= William King (poet) =

English poet

William King (1663–1712) was an English poet.

==Life==
Born in London, England, the son of Ezekiel King, he was related to the family of Edward Hyde, 1st Earl of Clarendon. From Westminster School, where he was a scholar under Richard Busby, at the age of 18, he was elected to Christ Church, Oxford, in 1681. There, he is said to have dedicated himself completely to his studies. Reportedly, after eight years, he had read over 22,000 books and manuscripts, a figure reduced to about 7,000 in seven years by Thomas Young.

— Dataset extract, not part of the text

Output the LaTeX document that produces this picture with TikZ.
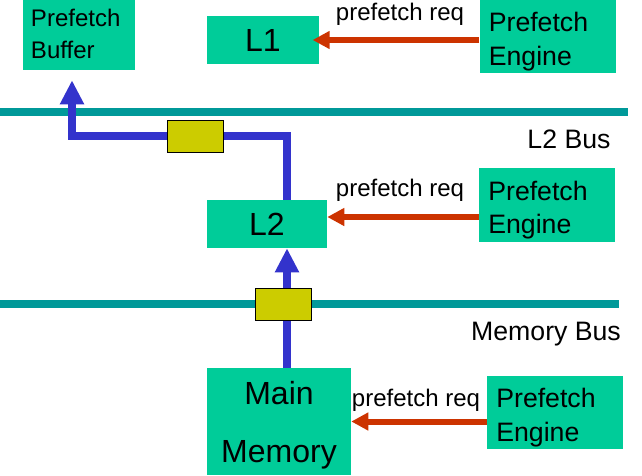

In 1688, he graduated with an M.A. Taking up the civil law, he became a doctor in 1692 and was admitted as an advocate at Doctors' Commons. In 1702, having moved to Ireland, he was made Judge of the Admiralty, Commissioner of the Prizes, Keeper of the Records in Birmingham's Tower, and Vicar-General to Narcissus Marsh, the primate. King found a friend in Anthony Upton, one of the High Court judges, who had a house called Mountown, near Dublin, where King frequently stayed. Both men were severely criticised by their political opponents for neglecting their official duties; it was said that they had no ambition but to live out their days in rural retirement.

In 1708, when Lord Wharton was sent to govern Ireland, the King returned to London.

In 1710, he became a supporter of the High Church party, on the side of Henry Sacheverell, and was supposed to have had some part in setting up The Examiner. He was suspicious of the operations of Whiggism, and he criticised White Kennet's adulatory sermon at the funeral of the Duke of Devonshire.

In the autumn of 1712, King's health declined, and he died on Christmas Day.

==Works==
In 1688, King published Reflections upon Mons Varillas's History of Heresy, written with Edward Hannes, a confutation of Antoine Varillas's account of John Wycliffe. He had already made some translations from the French language and written some humorous and satirical pieces

In 1694, Molesworth published his Account of Denmark, in which he treated the Danes and their monarch with great contempt. This book offended Prince George of Denmark, the consort of Queen Anne, and the Danish Minister protested and King responded back in a counter pamphlet, Animadversions on the Pretended Account of Denmark accusing Moleswoth while he was ambassador of poaching on royal estates and drivign down a road exclusively reserved for the Danish King. Much of the material was supplied by Mogens Skeel the Danish ambassador and Prince George obtained an appointment for King as secretary to the Princess Anne.

In 1699, he published A Journey to London, following the method of Dr. Martin Lister, who had published A Journey to Paris. And in 1700, he satirised the Royal Society—or at least, Sir Hans Sloane, their president—in two dialogues entitled The Transactioner. At Mountown, the home of his friend Mr Justice Upton, he wrote the poem Mully of Mountown.

Back in London, King published some essays called Useful Transactions, including Voyage to the Island of Cajamai. He then wrote the Art of Love, a poem, and in 1709 he imitated Horace in an Art of Cookery, which he published with some letters to Lister. The same year he published three issues of philosophical parodies under the title Useful Transactions in Philosophy and Other Sorts of Learning. The History of the Heathen Gods, a book composed for schools, was written in 1711. The same year, he published Rufinus, a historical essay and a political poem on the Duke of Marlborough and his adherents.